Perhaps the most interesting thing about Toy Story films that this newest film has added onto is how it always grows with its audience. Anyone that was a child when the first two movies came out in the late 90s was a teen or young adult by the time that Toy Story 3 came out. Each time, the viewers could see themselves in the toys’ and/or Andy’s dilemmas. In Toy Story, it was a childish jealousy between Woody and Buzz over Andy’s attention during a stressful move. In Toy Story 2, it was Woody’s fear of losing Andy’s love that almost led to him putting himself behind glass on a display to shut himself off to the pain of Andy growing up. In Toy Story 3, it was Andy leaving for college and deciding what to do with the toys as Woody found himself caught between wanting to stay with his friends or Andy. By the end of the third film, Woody has decided to go with the people that needed him most (those being his family of toys and Bonnie) over what he valued most, his loyalty to Andy. This shows through in the fourth film, as Woody is being prioritized by Bonnie less and less and knows that he is losing his purpose as Bonnie doesn’t need him. He feels that his only job left is to keep Forky, who Bonnie does need, safe for her, and isn’t quite sure what to do from there. However, he does eventually (mild spoilers) make the choice that he truly wants this time. He chooses the path that will lead to his own happiness and give him a new purpose, knowing that he now has the freedom to do so and that both Bonnie and the other toys will be alright no matter what. This is a truly satisfying ending because, once again, the story has grown up with its audience and continues to tell stories that the same children from 1995 can relate to as adults.
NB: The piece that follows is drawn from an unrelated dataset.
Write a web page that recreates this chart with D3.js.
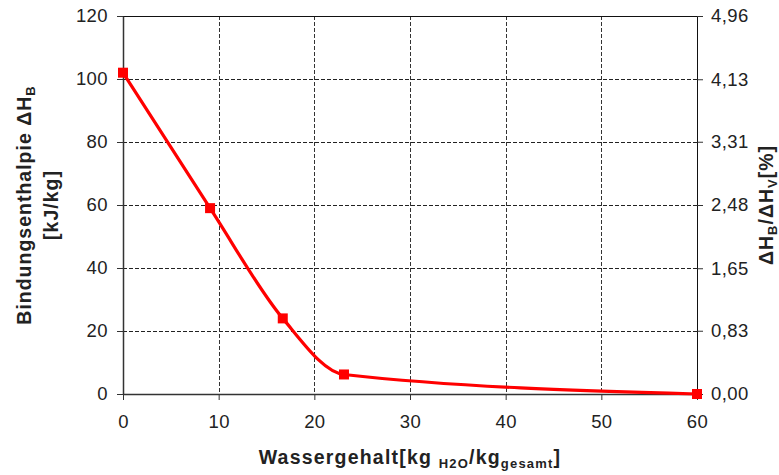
<!DOCTYPE html>
<html>
<head>
<meta charset="utf-8">
<script src="https://cdn.jsdelivr.net/npm/d3@7"></script>
<style>
  html, body { margin: 0; padding: 0; background: #fff; }
  svg { display: block; font-family: "Liberation Sans", Arial, sans-serif; }
</style>
</head>
<body>
<svg id="chart" width="779" height="475"></svg>
<script>
// ---- data ----
const waterContent = [0, 9.1, 16.7, 23.1, 60];
const bindingEnthalpy = [102, 59, 24, 6.2, 0];
const xTicks = [0, 10, 20, 30, 40, 50, 60];
const yTicks = [0, 20, 40, 60, 80, 100, 120];
const rightTicks = [0, 0.83, 1.65, 2.48, 3.31, 4.13, 4.96];
const rightTickLabels = ["0,00", "0,83", "1,65", "2,48", "3,31", "4,13", "4,96"];

const svg = d3.select("#chart");
const m = { left: 123, right: 697, top: 16, bottom: 394 };

const x = d3.scaleLinear().domain([0, 60]).range([m.left, m.right]);
const y = d3.scaleLinear().domain([0, 120]).range([m.bottom, m.top]);
const yR = d3.scaleLinear().domain([0, 4.96]).range([m.bottom, m.top]);

// grid
const grid = svg.append("g");
grid.selectAll("line.h").data(yTicks.filter(d => d > 0 && d < 120)).enter().append("line")
  .attr("x1", m.left).attr("x2", m.right)
  .attr("y1", d => y(d) + 0.5).attr("y2", d => y(d) + 0.5)
  .attr("stroke", "#222").attr("stroke-width", 1).attr("stroke-dasharray", "4,2");
grid.selectAll("line.v").data(xTicks.filter(d => d > 0 && d < 60)).enter().append("line")
  .attr("x1", d => Math.round(x(d)) + 0.5).attr("x2", d => Math.round(x(d)) + 0.5)
  .attr("y1", m.top).attr("y2", m.bottom)
  .attr("stroke", "#333").attr("stroke-width", 1).attr("stroke-dasharray", "4,2");

// frame top
svg.append("line").attr("x1", m.left).attr("x2", m.right)
  .attr("y1", m.top + 0.5).attr("y2", m.top + 0.5).attr("stroke", "#111");

// axes
const fmt = d => String(d);
const gl = svg.append("g").attr("transform", `translate(${m.left},0)`)
  .call(d3.axisLeft(y).tickValues(yTicks).tickSize(6).tickSizeOuter(0).tickPadding(9).tickFormat(fmt));
const gb = svg.append("g").attr("transform", `translate(0,${m.bottom})`)
  .call(d3.axisBottom(x).tickValues(xTicks).tickSize(6).tickSizeOuter(0).tickPadding(15).tickFormat(fmt));
const gr = svg.append("g").attr("transform", `translate(${m.right},0)`)
  .call(d3.axisRight(yR).tickValues(rightTicks).tickSize(6).tickSizeOuter(0).tickPadding(8)
    .tickFormat((d, i) => rightTickLabels[i]));

[gl, gb, gr].forEach(g => {
  g.selectAll("text").attr("font-size", "18.5px").attr("fill", "#222")
    .attr("font-family", "'Liberation Sans', Arial, sans-serif").style("letter-spacing", "0.4px");
  g.selectAll("line").attr("stroke", "#333").attr("stroke-width", 1);
  g.select(".domain").attr("stroke", "#333").attr("stroke-width", 1.5);
});
gr.select(".domain").attr("stroke", "#111").attr("stroke-width", 1);

// series line
const line = d3.line()
  .x((d, i) => x(waterContent[i]))
  .y(d => y(d))
  .curve(d3.curveMonotoneX);
svg.append("path").datum(bindingEnthalpy)
  .attr("d", line).attr("fill", "none")
  .attr("stroke", "#ff0000").attr("stroke-width", 3.2);

// markers
const ms = 10;
svg.selectAll("rect.mk").data(bindingEnthalpy).enter().append("rect")
  .attr("x", (d, i) => x(waterContent[i]) - ms / 2)
  .attr("y", d => y(d) - ms / 2)
  .attr("width", ms).attr("height", ms)
  .attr("fill", "#ff0000");

// axis titles
const tb = svg.append("text")
  .attr("x", (m.left + m.right) / 2).attr("y", 464)
  .attr("text-anchor", "middle").attr("font-weight", "bold")
  .attr("font-size", "19.5px").attr("fill", "#222").style("letter-spacing", "1.2px");
tb.append("tspan").text("Wassergehalt[kg ");
tb.append("tspan").attr("font-size", "13px").attr("dy", 4).text("H2O");
tb.append("tspan").attr("dy", -4).text("/kg");
tb.append("tspan").attr("font-size", "13px").attr("dy", 4).text("gesamt");
tb.append("tspan").attr("dy", -4).text("]");

const cy = (m.top + m.bottom) / 2;
const tl = svg.append("text")
  .attr("transform", `translate(31,${cy}) rotate(-90)`)
  .attr("text-anchor", "middle").attr("font-weight", "bold")
  .attr("font-size", "19.5px").attr("fill", "#222").style("letter-spacing", "1px");
tl.append("tspan").text("Bindungsenthalpie ΔH");
tl.append("tspan").attr("font-size", "13px").attr("dy", 4).text("B");
svg.append("text")
  .attr("transform", `translate(58,${cy}) rotate(-90)`)
  .attr("text-anchor", "middle").attr("font-weight", "bold")
  .attr("font-size", "19.5px").attr("fill", "#222").style("letter-spacing", "1px")
  .text("[kJ/kg]");

const tr = svg.append("text")
  .attr("transform", `translate(773,${cy}) rotate(-90)`)
  .attr("text-anchor", "middle").attr("font-weight", "bold")
  .attr("font-size", "19.5px").attr("fill", "#222").style("letter-spacing", "1px");
tr.append("tspan").text("ΔH");
tr.append("tspan").attr("font-size", "13px").attr("dy", 4).text("B");
tr.append("tspan").attr("dy", -4).text("/ΔH");
tr.append("tspan").attr("font-size", "13px").attr("dy", 4).text("V");
tr.append("tspan").attr("dy", -4).text("[%]");
</script>
</body>
</html>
If it’s not obvious yet, Toy Story 4 is definitely recommended to see in theaters, as are almost all Pixar movies. It was the sequel we never expected and may have felt somewhat worried about after the picturesque ending of Toy Story 3, but it’s safe to say that our reservations have been laid to rest. With Onward, Soul, and a whole slate of promised original movies on the horizon, it looks like an exciting time to be a fan of Pixar. So whether you grew up with the films or not, go see Toy Story 4 right now! No matter what you like about it, you’ll find something that makes you agree that, just like Forky, this sequel is certainly not trash, but quite the opposite. It’s important to the people who need it.